Start of RECORDS

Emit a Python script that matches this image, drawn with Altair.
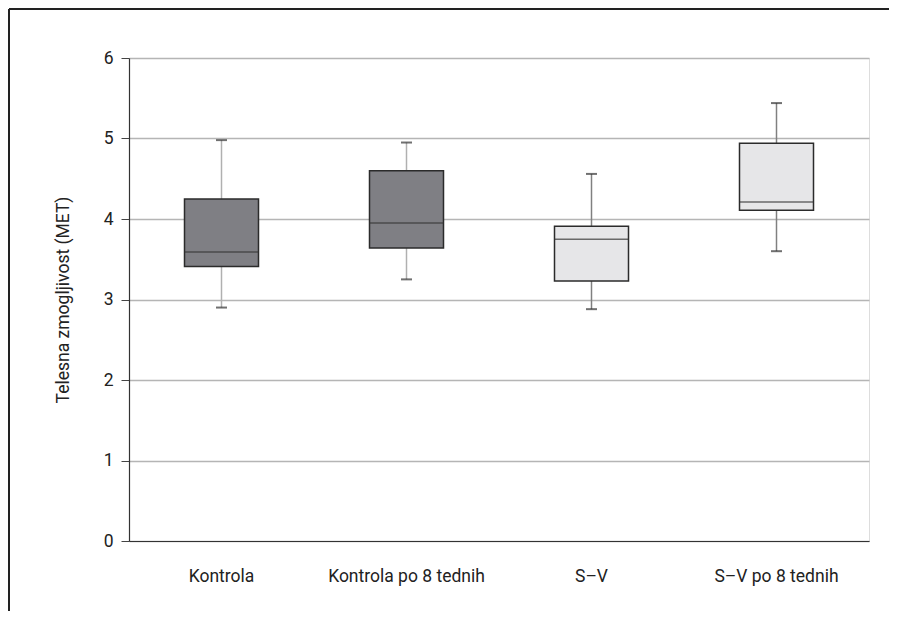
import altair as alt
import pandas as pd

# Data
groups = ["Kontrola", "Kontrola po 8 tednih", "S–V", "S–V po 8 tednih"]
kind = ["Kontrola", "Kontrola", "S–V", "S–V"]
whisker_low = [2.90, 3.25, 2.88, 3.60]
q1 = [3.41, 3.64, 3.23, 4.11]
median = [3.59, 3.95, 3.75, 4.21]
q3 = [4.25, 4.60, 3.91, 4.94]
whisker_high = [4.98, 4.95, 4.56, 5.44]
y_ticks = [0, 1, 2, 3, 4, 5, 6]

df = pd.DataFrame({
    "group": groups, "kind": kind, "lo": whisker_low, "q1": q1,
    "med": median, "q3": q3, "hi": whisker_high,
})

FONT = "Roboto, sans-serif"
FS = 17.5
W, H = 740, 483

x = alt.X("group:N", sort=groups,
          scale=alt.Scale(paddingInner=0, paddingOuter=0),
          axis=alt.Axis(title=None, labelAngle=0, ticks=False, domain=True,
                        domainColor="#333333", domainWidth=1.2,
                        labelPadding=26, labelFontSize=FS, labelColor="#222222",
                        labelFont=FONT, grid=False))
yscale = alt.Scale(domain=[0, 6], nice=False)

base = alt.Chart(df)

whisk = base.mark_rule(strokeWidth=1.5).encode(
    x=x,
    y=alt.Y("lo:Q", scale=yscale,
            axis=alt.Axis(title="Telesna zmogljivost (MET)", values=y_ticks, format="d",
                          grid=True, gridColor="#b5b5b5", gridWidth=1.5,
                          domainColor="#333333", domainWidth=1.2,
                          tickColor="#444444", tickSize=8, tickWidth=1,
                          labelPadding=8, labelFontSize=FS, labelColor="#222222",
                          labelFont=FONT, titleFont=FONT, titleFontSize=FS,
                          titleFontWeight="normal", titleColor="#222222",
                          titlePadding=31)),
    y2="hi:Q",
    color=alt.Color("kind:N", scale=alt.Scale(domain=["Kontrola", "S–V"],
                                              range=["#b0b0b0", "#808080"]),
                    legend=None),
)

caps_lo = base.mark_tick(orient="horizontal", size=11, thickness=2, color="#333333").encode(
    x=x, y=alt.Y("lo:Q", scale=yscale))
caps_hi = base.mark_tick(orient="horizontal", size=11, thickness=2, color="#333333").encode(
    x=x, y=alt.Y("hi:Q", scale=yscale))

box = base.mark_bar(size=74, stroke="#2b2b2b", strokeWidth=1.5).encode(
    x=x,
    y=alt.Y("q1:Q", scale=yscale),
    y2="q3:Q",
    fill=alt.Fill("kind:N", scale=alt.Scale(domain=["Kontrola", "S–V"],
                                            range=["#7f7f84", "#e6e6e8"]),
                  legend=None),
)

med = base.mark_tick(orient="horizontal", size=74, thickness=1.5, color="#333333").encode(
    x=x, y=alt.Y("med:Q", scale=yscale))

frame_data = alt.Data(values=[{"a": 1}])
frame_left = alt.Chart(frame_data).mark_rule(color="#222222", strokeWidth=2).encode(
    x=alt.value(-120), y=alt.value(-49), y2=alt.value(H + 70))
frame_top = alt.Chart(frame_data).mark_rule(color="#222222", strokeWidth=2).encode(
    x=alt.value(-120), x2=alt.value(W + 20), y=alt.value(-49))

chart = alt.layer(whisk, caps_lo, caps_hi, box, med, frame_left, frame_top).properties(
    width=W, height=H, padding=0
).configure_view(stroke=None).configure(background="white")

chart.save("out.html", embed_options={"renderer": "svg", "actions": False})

End of RECORDS
Start of RECORDS

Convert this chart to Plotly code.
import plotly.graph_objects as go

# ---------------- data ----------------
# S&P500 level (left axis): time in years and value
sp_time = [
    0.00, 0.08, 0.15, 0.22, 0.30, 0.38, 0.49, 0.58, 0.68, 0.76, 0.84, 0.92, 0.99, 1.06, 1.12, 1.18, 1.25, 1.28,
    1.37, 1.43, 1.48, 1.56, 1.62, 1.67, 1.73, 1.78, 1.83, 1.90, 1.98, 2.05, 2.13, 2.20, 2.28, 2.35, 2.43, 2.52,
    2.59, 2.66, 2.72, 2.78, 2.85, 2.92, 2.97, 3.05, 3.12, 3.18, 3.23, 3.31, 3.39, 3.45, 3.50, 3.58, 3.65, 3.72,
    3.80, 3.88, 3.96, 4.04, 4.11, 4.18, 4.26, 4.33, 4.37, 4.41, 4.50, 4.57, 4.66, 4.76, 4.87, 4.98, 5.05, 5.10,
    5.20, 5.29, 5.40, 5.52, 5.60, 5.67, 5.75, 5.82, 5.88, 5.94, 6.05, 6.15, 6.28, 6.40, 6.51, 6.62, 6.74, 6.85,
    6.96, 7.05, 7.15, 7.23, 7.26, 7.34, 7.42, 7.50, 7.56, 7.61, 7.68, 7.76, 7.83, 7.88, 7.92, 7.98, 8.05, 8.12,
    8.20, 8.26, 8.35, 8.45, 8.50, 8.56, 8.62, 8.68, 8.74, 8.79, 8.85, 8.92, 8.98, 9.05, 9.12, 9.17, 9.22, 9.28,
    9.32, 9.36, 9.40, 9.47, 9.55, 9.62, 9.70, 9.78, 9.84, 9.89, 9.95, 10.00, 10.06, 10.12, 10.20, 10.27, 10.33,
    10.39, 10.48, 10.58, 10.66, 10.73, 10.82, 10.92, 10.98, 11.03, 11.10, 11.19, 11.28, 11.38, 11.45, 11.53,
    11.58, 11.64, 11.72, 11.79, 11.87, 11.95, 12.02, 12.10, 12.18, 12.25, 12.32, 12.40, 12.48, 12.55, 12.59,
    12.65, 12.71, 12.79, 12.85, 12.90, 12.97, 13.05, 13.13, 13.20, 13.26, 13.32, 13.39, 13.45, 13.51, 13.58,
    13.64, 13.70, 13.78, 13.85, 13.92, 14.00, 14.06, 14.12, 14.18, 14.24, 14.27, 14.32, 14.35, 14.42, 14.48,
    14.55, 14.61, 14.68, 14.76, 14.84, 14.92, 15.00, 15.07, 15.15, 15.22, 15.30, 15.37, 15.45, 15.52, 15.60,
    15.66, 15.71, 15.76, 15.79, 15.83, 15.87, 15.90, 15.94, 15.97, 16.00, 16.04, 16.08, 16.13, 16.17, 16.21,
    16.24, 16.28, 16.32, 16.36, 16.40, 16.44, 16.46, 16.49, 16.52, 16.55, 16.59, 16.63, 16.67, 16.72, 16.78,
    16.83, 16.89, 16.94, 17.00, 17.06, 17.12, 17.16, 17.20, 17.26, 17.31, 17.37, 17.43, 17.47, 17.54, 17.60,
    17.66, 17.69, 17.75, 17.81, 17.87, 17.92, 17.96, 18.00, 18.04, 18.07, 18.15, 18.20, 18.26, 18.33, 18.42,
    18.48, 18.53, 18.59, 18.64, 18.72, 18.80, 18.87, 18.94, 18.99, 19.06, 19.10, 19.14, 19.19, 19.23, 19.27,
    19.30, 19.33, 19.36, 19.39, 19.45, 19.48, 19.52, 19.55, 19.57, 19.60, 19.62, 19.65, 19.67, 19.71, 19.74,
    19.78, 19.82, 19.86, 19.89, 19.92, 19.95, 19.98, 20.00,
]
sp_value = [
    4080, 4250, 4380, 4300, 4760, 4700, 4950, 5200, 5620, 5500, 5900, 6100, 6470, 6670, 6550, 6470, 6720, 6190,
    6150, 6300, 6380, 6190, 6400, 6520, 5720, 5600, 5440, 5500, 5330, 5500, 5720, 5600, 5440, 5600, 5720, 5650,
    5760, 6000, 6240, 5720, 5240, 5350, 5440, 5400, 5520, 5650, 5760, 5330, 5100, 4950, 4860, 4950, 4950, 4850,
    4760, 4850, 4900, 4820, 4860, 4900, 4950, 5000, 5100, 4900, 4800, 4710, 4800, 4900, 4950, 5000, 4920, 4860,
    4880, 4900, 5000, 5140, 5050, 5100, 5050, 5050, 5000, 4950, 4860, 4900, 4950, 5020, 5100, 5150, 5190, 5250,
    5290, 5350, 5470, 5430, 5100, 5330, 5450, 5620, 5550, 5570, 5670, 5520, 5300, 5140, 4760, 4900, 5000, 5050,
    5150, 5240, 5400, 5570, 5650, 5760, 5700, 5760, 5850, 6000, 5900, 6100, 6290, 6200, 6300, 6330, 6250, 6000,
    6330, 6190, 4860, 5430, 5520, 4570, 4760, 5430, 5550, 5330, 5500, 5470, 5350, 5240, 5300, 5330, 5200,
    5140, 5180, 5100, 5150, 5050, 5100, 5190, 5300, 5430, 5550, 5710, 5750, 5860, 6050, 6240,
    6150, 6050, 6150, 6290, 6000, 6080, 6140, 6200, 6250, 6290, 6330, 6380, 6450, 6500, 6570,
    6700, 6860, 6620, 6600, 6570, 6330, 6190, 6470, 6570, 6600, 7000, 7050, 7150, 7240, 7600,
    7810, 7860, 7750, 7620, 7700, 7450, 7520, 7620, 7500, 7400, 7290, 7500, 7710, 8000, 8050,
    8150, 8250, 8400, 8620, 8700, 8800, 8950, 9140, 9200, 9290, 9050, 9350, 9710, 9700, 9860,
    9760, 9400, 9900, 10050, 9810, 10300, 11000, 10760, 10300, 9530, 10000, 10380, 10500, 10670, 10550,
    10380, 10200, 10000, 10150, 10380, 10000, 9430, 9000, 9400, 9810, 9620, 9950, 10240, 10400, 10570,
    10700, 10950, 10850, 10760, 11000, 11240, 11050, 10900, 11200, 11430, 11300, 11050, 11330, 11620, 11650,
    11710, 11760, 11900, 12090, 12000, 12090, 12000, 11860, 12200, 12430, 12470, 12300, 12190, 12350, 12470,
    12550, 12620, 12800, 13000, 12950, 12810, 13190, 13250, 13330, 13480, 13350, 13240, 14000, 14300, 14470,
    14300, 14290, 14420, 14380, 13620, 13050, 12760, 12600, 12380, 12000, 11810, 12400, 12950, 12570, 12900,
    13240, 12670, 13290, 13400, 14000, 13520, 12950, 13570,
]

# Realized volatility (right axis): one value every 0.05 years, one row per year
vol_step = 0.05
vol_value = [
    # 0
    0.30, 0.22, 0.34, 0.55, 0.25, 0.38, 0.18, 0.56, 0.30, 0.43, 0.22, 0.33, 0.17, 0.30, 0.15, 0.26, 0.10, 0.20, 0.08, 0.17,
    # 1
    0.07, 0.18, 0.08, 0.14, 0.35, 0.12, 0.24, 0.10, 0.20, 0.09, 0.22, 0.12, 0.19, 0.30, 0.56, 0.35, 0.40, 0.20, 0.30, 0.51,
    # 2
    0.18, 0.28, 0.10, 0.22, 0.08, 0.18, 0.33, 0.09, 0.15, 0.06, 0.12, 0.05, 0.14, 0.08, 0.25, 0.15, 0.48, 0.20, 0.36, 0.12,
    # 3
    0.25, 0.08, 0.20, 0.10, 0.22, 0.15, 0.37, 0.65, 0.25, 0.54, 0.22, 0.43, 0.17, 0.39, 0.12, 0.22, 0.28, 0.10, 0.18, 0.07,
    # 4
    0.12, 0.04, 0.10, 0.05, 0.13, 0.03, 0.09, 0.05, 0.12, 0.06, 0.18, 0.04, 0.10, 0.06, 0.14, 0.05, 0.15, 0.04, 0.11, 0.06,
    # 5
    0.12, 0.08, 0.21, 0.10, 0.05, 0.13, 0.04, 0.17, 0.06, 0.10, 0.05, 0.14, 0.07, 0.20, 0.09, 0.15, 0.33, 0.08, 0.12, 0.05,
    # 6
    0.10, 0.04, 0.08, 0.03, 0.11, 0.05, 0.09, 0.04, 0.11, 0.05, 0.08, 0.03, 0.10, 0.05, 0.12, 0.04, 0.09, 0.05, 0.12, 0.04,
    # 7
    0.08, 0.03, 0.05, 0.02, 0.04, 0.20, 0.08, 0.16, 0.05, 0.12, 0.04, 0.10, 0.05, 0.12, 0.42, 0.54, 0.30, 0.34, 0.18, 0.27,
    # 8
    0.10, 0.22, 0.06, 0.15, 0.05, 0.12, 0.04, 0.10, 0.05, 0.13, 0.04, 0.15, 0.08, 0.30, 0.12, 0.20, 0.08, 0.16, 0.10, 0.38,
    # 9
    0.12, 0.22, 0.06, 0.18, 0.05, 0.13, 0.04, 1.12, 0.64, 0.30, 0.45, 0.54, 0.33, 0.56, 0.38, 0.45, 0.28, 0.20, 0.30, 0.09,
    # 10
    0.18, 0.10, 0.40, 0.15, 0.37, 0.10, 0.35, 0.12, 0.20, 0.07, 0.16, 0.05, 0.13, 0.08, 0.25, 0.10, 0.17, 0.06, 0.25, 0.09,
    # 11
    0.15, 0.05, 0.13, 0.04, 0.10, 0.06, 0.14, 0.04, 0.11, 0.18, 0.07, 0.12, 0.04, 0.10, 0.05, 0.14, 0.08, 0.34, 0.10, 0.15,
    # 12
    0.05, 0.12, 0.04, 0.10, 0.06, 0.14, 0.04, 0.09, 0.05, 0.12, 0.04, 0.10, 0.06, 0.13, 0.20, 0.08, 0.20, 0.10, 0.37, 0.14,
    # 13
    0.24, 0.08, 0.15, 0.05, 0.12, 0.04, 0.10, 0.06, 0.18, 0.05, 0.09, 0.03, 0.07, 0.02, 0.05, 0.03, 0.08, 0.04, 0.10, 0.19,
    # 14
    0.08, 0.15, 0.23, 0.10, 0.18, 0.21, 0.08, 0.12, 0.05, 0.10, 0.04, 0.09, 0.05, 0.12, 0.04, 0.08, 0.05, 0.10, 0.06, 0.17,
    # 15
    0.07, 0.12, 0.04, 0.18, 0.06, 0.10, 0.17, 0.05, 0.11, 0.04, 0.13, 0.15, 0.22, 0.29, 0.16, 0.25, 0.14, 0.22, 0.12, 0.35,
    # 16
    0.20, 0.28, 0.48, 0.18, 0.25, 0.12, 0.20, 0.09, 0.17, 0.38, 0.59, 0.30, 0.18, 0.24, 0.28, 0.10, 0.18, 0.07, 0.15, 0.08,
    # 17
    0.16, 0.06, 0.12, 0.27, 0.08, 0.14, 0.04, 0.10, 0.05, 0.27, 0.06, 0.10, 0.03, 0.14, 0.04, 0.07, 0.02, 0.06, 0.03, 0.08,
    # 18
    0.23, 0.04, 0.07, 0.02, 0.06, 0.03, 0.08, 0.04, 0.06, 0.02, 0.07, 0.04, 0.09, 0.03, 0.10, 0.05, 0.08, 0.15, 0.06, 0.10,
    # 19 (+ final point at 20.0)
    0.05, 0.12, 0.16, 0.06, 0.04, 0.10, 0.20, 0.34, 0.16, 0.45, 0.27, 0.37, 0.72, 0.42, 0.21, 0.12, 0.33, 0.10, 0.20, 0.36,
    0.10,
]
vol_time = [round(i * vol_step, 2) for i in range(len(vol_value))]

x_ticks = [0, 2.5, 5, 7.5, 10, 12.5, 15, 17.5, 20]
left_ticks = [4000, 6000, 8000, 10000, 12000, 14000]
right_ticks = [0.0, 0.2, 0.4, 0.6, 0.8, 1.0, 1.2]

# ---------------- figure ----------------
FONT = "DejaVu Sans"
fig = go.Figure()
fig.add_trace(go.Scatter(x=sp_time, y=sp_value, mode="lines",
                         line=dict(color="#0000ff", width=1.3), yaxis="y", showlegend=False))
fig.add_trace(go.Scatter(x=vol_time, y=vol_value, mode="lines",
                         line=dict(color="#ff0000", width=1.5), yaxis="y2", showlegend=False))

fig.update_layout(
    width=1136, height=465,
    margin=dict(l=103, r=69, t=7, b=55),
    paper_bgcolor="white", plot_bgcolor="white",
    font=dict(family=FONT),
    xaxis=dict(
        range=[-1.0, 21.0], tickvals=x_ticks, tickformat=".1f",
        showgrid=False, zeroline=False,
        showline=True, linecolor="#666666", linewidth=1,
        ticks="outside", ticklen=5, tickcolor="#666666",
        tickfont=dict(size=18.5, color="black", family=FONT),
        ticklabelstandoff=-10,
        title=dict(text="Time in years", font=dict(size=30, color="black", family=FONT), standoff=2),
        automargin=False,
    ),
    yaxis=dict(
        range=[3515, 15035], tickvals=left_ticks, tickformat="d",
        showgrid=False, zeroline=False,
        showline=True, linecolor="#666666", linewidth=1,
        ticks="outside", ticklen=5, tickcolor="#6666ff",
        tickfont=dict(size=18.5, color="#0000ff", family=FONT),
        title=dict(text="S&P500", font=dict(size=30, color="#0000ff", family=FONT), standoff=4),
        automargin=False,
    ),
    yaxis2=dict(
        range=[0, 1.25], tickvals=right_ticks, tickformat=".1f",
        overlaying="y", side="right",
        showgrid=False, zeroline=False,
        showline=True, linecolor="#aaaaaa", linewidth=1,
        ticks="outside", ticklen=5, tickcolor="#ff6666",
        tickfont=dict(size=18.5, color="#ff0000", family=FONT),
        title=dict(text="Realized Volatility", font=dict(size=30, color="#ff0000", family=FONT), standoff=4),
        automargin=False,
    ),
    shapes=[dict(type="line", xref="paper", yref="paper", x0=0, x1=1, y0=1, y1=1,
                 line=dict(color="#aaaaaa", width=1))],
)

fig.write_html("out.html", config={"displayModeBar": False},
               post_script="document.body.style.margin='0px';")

End of RECORDS

AIM OF THE TASK: Begin with the line that contains "Emit a Python", end with the line that contains "W, H = 740, 483", and set down every line in that range exactly as it stands, minus the pictures.

RESPONSE TO THIS TASK:
Emit a Python script that matches this image, drawn with Altair.
import altair as alt
import pandas as pd

# Data
groups = ["Kontrola", "Kontrola po 8 tednih", "S–V", "S–V po 8 tednih"]
kind = ["Kontrola", "Kontrola", "S–V", "S–V"]
whisker_low = [2.90, 3.25, 2.88, 3.60]
q1 = [3.41, 3.64, 3.23, 4.11]
median = [3.59, 3.95, 3.75, 4.21]
q3 = [4.25, 4.60, 3.91, 4.94]
whisker_high = [4.98, 4.95, 4.56, 5.44]
y_ticks = [0, 1, 2, 3, 4, 5, 6]

df = pd.DataFrame({
    "group": groups, "kind": kind, "lo": whisker_low, "q1": q1,
    "med": median, "q3": q3, "hi": whisker_high,
})

FONT = "Roboto, sans-serif"
FS = 17.5
W, H = 740, 483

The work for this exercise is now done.